Moreover, the logistic regression model assumed that there was no multicollinearity within the features and that the data was linearly separable. By using this model, we were ignoring the possibility of dependencies across features and their subsequent impact on the wine color prediction. Also, we could not be absolutely certain that all newly introduced wine data could be well separated by the linear decision rule set by the model. This was supported by the existing errors from the confusion matrix (Figure 3) as it showed that there were possible outliers that our model failed to classify. Thus, human supervision over the model performance on wine analysis is still necessary since our model can make mistakes over time.

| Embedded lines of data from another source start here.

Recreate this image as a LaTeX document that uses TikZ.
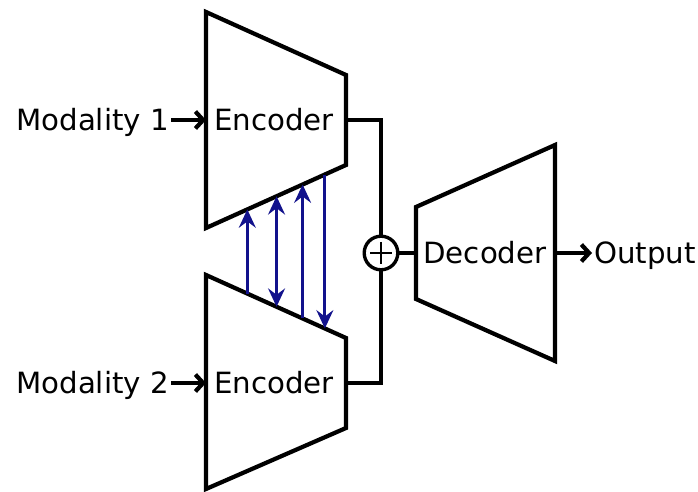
\documentclass[tikz,border=0pt]{standalone}
\usepackage{fontspec}
\setmainfont{DejaVu Sans}
\usetikzlibrary{calc, arrows.meta}
\definecolor{linkblue}{RGB}{18,18,140}

\begin{document}
\begin{tikzpicture}[x=0.025cm, y=-0.025cm, line width=3pt, line join=miter,
  lbl/.style={font=\fontsize{20.8}{25}\selectfont, inner sep=0pt,
    text height=15.2pt, text depth=0pt},
  feed/.style={-{Straight Barb[length=5.5pt, width=12pt]}},
  link/.style={linkblue, line width=2.2pt},
  toup/.style={-{Stealth[length=13pt, width=12pt, inset=4.5pt]}},
  todown/.style={{Stealth[length=13pt, width=12pt, inset=4.5pt]}-},
  toboth/.style={{Stealth[length=13pt, width=12pt, inset=4.5pt]}-{Stealth[length=13pt, width=12pt, inset=4.5pt]}}]
  \useasboundingbox (0,0) rectangle (698,492);

  % 编码器 1 的四个角
  \coordinate (e1tl) at (206,12);
  \coordinate (e1tr) at (346,75);
  \coordinate (e1br) at (346,165);
  \coordinate (e1bl) at (206,228);
  % 编码器 2 的四个角
  \coordinate (e2tl) at (206,275);
  \coordinate (e2tr) at (346,338);
  \coordinate (e2br) at (346,428);
  \coordinate (e2bl) at (206,489);
  % 解码器的四个角
  \coordinate (dtl) at (416,207);
  \coordinate (dtr) at (555,145);
  \coordinate (dbr) at (555,361);
  \coordinate (dbl) at (416,299);

  \draw (e1tl) -- (e1tr) -- (e1br) -- (e1bl) -- cycle;
  \draw (e2tl) -- (e2tr) -- (e2br) -- (e2bl) -- cycle;
  \draw (dtl) -- (dtr) -- (dbr) -- (dbl) -- cycle;

  % 输入输出端点
  \coordinate (e1in)  at (206,120);
  \coordinate (e1out) at (346,120);
  \coordinate (e2in)  at (206,383);
  \coordinate (e2out) at (346,383);
  \coordinate (din)   at (416,253);
  \coordinate (dout)  at (555,253);

  \node[lbl]             (enc1) at (274,120) {Encoder};
  \node[lbl]             (enc2) at (274,383) {Encoder};
  \node[lbl]             (dec)  at (485,253) {Decoder};
  \node[lbl, anchor=east] (mod1) at (171,120) {Modality 1};
  \node[lbl, anchor=east] (mod2) at (171,383) {Modality 2};
  \node[lbl, anchor=west] (out)  at (592,253) {Output};

  \draw[feed] (mod1.east) -- (e1in);
  \draw[feed] (mod2.east) -- (e2in);
  \draw[feed] (dout) -- (out.west);

  % 求和节点
  \node[circle, draw, line width=2.4pt, minimum size=0.84cm, inner sep=0pt] (sum) at (381,253) {};
  \draw[line width=1.2pt] ($(sum.center)+(-11,0)$) -- ($(sum.center)+(11,0)$);
  \draw[line width=1.2pt] ($(sum.center)+(0,-11)$) -- ($(sum.center)+(0,11)$);
  \draw (e1out) -| (sum.north);
  \draw (e2out) -| (sum.south);
  \draw (sum.east) -- (din);

  % 两个编码器之间的连接
  \foreach \t/\tips in {0.295/toup, 0.504/toboth, 0.69/toup, 0.849/todown}
    \draw[link, \tips] ($(e2tl)!\t!(e2tr)$) -- ($(e1bl)!\t!(e1br)$);
\end{tikzpicture}
\end{document}
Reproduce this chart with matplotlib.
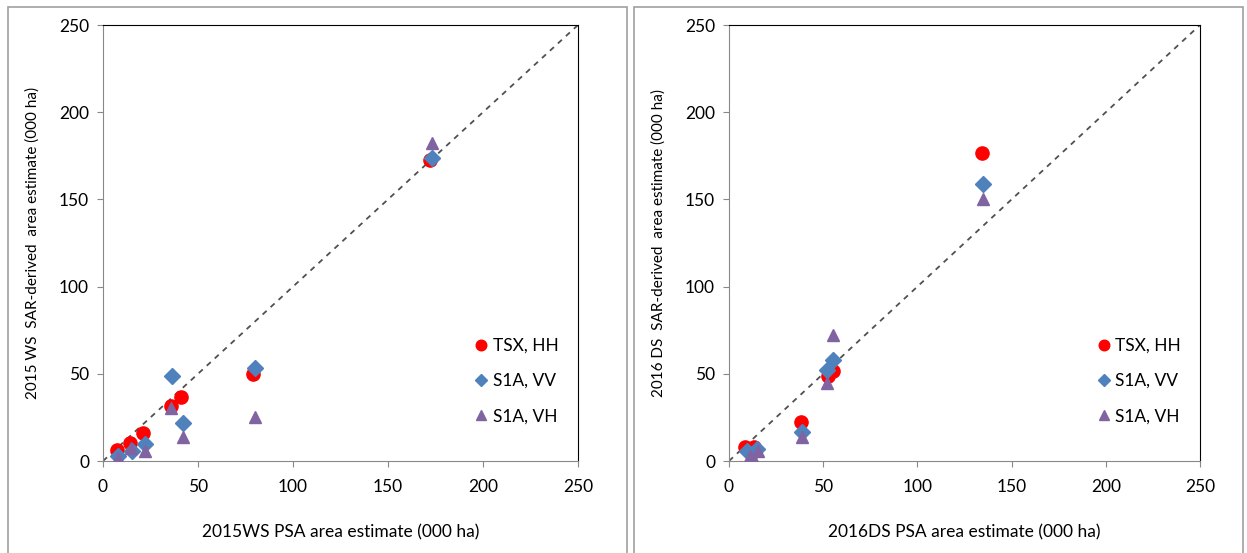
import numpy as np
import matplotlib.pyplot as plt
from matplotlib.patches import Rectangle

plt.rcParams['font.family'] = ['Lato', 'DejaVu Sans']

# 2015 WS panel
ws_tsx_x = [7.5, 14, 21, 36, 41, 79, 172]
ws_tsx_y = [6.5, 10.5, 16, 31.5, 36.5, 50, 172.5]
ws_vv_x = [8, 15, 22, 36.5, 42, 80, 173]
ws_vv_y = [3, 6, 10, 48.5, 22, 53.5, 174]
ws_vh_x = [8, 14.5, 22, 36, 42, 80, 173]
ws_vh_y = [1.5, 7.5, 6, 30.5, 13.5, 25, 182.5]

# 2016 DS panel
ds_tsx_x = [8.5, 13.5, 38, 52.5, 55, 134.5]
ds_tsx_y = [8, 8, 22.5, 49, 51.5, 176.5]
ds_vv_x = [9.5, 12, 15, 38.5, 52, 55, 135]
ds_vv_y = [5.5, 4, 7, 16.5, 52, 58, 159]
ds_vh_x = [11, 12.5, 15.5, 39, 52, 55, 135]
ds_vh_y = [3, 2, 6, 13.5, 45, 72.5, 150]

labels = ['TSX, HH', 'S1A, VV', 'S1A, VH']
xlabels = ['2015WS PSA area estimate (000 ha)', '2016DS PSA area estimate (000 ha)']
ylabels = ['2015 WS  SAR-derived  area estimate (000 ha)', '2016 DS  SAR-derived  area estimate (000 ha)']

fig = plt.figure(figsize=(12.47, 5.53), dpi=100)

# gray frames around each panel
fig.patches.append(Rectangle((8/1247, -0.01), 619/1247, 0.998, transform=fig.transFigure,
                             fill=False, edgecolor='#a0a0a0', linewidth=1.2))
fig.patches.append(Rectangle((634/1247, -0.01), 609/1247, 0.998, transform=fig.transFigure,
                             fill=False, edgecolor='#a0a0a0', linewidth=1.2))

ax1 = fig.add_axes([103/1247, 92/553, 475/1247, 436/553])
ax2 = fig.add_axes([729/1247, 92/553, 471/1247, 436/553])

panels = [
    (ax1, [(ws_tsx_x, ws_tsx_y), (ws_vv_x, ws_vv_y), (ws_vh_x, ws_vh_y)]),
    (ax2, [(ds_tsx_x, ds_tsx_y), (ds_vv_x, ds_vv_y), (ds_vh_x, ds_vh_y)]),
]
styles = [('o', '#ff0000', 9.5), ('D', '#4f81bd', 8), ('^', '#8064a2', 9)]

for i, (ax, series) in enumerate(panels):
    ax.plot([0, 250], [0, 250], linestyle=(0, (3, 3)), color='#505050', linewidth=1.3, zorder=1)
    for (x, y), (m, c, ms), lab in zip(series, styles, labels):
        ax.plot(x, y, linestyle='none', marker=m, color=c, markersize=ms, label=lab, zorder=3)
    ax.set_xlim(0, 250)
    ax.set_ylim(0, 250)
    ax.set_xticks(np.arange(0, 251, 50))
    ax.set_yticks(np.arange(0, 251, 50))
    ax.tick_params(direction='out', length=4, color='#888888', labelsize=12.5)
    ax.tick_params(axis='x', pad=9)
    ax.tick_params(axis='y', pad=6)
    for s in ['left', 'bottom']:
        ax.spines[s].set_color('#888888')
    for s in ['top', 'right']:
        ax.spines[s].set_color('#000000')
    ax.set_xlabel(xlabels[i], fontsize=12.5, labelpad=21)
    ax.set_ylabel(ylabels[i], fontsize=11, labelpad=14)
    ax.legend(loc='upper left', bbox_to_anchor=(0.778, 0.283), frameon=False, fontsize=12.5,
              handletextpad=0.15, labelspacing=1.12, handlelength=1.0, markerscale=0.8,
              borderaxespad=0, borderpad=0)

fig.savefig('out.png', dpi=100)
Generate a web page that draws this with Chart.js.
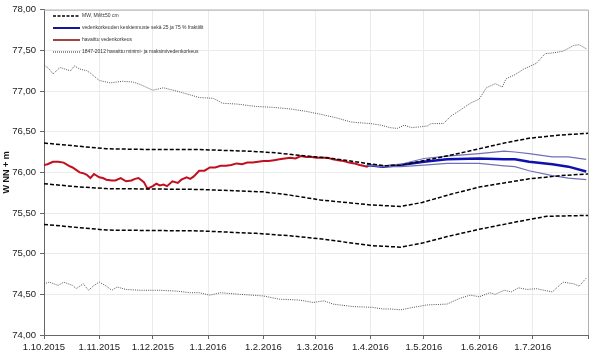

It is crucial to comprehend how and where our model fails in the predictions. The fact that the model had exceptional scores on the test data raised more concerns and emphasis on the actual errors. These errors could allude to hidden physiochemical rules, which the model failed to uncover, in the constituents of the wines. Thus, when we spot an error in predicting the wine color from the model in the future, we should investigate the constituents of the wine that cause the anomaly by interpreting the feature importances using tools like SHAP plots. This can help us understand what makes the wine an outlier and lead us to new insights into how the physiochemical composition of a wine determines its chromatic profile.

References

Dua, Dheeru, and Casey Graff. 2017. “UCI Machine Learning Repository.” University of California, Irvine, School of Information; Computer Sciences.

Harris, C. R., K. J. Millman, S. J. van der Walt, R. Gommers, P. Virtanen, D. Cournapeau, E. Wieser, et al. 2020. “Array Programming with NumPy.” Nature 585: 357–62.

McKinney, Wes. 2010. “Data Structures for Statistical Computing in Python.” Proceedings of the 9th Python in Science Conference, 56–61. https://pandas.pydata.org/.

Pedregosa, Fabian, Gaël Varoquaux, Alexandre Gramfort, Vincent Michel, Bertrand Thirion, Olivier Grisel, Mathieu Blondel, et al. 2011. “Scikit-Learn: Machine Learning in Python.” Journal of Machine Learning Research 12: 2825–30. https://scikit-learn.org/.

Van Rossum, Guido, and Fred L. Drake. 2009. Python 3 Reference Manual. Scotts Valley, CA: CreateSpace.

VanderPlas, Jake. 2018. “Altair: Interactive Statistical Visualizations for Python.”